Salary range: $310,000 - $500,000/year + benefits
Description: Transluce is a fast-moving nonprofit research lab building the
public tech stack for scalable AI evaluation and oversight. We specialize in
behavioral evaluations of frontier AI systems, assessing how models actually
behave in deployment, not just how they perform on benchmarks. We are an
independent non-profit with a mission to steer the development of AI for the
public good.
About the role: We're looking for an engineer to work on measuring and shaping
AI model behaviors, someone who thrives on turning hard questions into evidence
fast. Think of this as a forward-deployed engineering role working directly with
policymakers, civil society partners, and frontier labs to rapidly answer key
questions about why AI systems act the way they do, and when and why they fail.
You'll build relationships with external domain experts, adapt our methods to
new contexts, and help ensure our work is both technically credible and
immediately useful to the people making consequential AI governance decisions.

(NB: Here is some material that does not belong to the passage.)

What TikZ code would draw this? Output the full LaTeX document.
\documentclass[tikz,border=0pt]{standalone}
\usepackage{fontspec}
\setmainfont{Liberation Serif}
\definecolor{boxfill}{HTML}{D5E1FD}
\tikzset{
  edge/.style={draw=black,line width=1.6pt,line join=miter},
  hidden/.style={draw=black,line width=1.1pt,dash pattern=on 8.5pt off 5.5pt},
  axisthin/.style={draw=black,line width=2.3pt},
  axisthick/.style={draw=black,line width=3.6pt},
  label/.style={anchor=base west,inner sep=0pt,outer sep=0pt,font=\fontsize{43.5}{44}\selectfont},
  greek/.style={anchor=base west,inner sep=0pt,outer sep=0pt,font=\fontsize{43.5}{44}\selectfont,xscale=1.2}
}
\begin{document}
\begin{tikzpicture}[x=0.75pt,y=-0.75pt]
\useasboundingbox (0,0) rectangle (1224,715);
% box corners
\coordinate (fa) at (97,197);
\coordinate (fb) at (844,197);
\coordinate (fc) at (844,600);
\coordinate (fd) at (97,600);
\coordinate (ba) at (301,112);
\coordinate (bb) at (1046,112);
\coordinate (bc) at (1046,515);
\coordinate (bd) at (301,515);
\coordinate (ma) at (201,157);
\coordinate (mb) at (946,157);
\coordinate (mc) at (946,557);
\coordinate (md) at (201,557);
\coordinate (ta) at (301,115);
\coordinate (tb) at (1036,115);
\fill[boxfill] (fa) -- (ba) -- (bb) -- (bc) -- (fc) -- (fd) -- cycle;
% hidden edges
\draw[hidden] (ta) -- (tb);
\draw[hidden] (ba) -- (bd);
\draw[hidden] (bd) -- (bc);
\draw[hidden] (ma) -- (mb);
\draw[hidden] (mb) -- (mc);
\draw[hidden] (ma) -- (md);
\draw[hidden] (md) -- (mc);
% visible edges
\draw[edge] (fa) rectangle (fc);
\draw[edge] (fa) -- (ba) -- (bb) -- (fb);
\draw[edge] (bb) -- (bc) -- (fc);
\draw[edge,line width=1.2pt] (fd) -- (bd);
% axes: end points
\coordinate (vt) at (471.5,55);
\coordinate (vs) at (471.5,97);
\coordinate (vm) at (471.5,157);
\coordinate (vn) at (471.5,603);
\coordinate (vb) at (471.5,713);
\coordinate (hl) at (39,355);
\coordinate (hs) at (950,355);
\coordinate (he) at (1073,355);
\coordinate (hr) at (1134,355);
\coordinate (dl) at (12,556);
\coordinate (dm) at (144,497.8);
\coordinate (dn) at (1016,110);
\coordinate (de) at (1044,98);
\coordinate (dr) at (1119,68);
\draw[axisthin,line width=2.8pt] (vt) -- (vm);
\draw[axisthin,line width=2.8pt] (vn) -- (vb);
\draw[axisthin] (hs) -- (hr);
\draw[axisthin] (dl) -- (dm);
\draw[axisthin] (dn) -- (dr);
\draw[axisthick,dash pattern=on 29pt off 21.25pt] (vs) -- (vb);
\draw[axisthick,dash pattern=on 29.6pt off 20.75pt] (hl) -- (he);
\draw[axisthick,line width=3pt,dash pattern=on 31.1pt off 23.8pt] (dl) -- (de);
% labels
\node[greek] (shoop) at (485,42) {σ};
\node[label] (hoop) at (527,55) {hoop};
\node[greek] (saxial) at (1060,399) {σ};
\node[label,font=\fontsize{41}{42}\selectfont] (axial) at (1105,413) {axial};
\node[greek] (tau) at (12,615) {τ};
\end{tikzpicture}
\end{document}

This is a high-autonomy role with direct exposure to senior stakeholders and a
clear line of sight from your work to real-world impact.
Core responsibility: Build and extend Transluce’s AI evaluation methods for
measuring important evolving AI model behaviors. This includes:
* Scope, prototype, and run behavioral evaluations in response to emerging
policy and oversight needs, including rapid-turnaround work for government
and civil society partners.
* Execute on Transluce's contracts with government evaluators, including
building evaluations for harmful manipulation with the EU AI Office.

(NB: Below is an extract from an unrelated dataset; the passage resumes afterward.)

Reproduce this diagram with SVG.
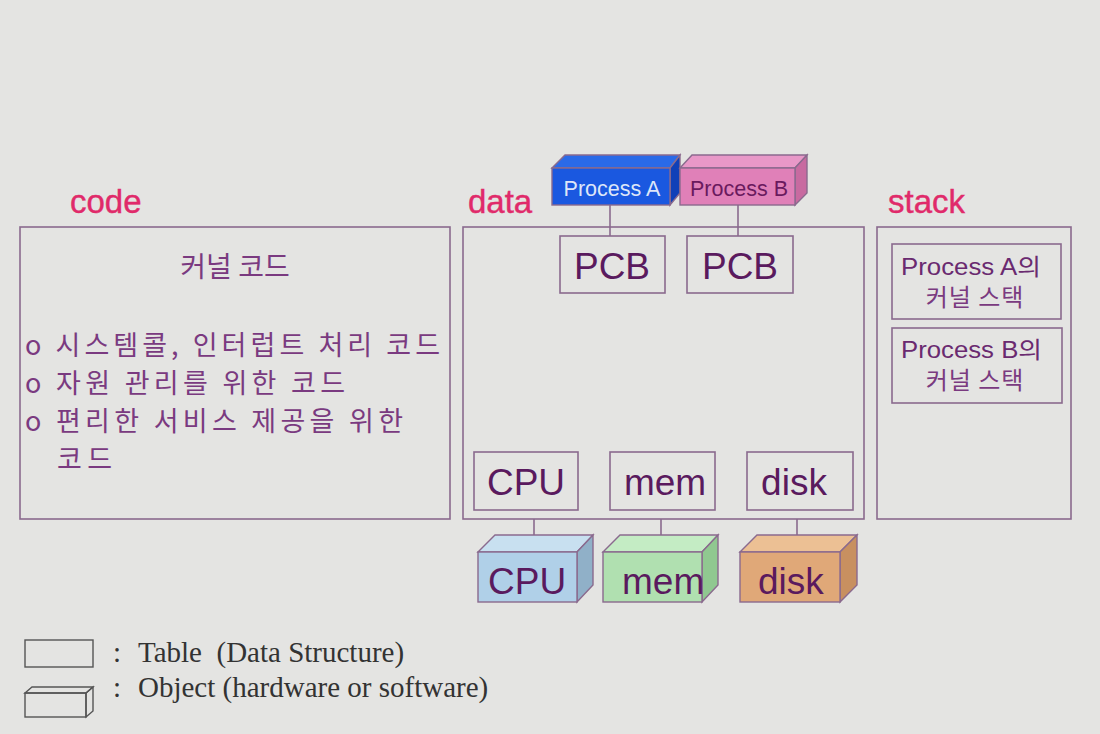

* Design and run privileged-access evaluations and external oversight exercises
with frontier labs.
* Work with civil society organizations and domain experts to adapt our
behavioral evaluation pipelines to their contexts (e.g., mental health,
persuasion, evaluation awareness).
Qualities of a strong candidate:
* Hands-on experience designing and running AI evaluations, particularly
behavioral or interactive evaluations (multi-turn, agentic, or red-teaming
contexts)
* Strong engineering instincts and good judgment about when "good enough to
ship" is actually good enough.
* Experience in customer-facing, consulting, or forward-deployed roles
translating ambiguous stakeholder needs into concrete deliverables.
* Experience running evaluations at scale or in a production context.
* Ability to understand and balance between the needs of AI researchers and
domain experts, as well as between researchers and senior decision makers.
* Strong communication skills, low ego, openness to giving and receiving
feedback.
We are located in San Francisco and enthusiastic to work together in-person. We
are open to sponsoring international visas.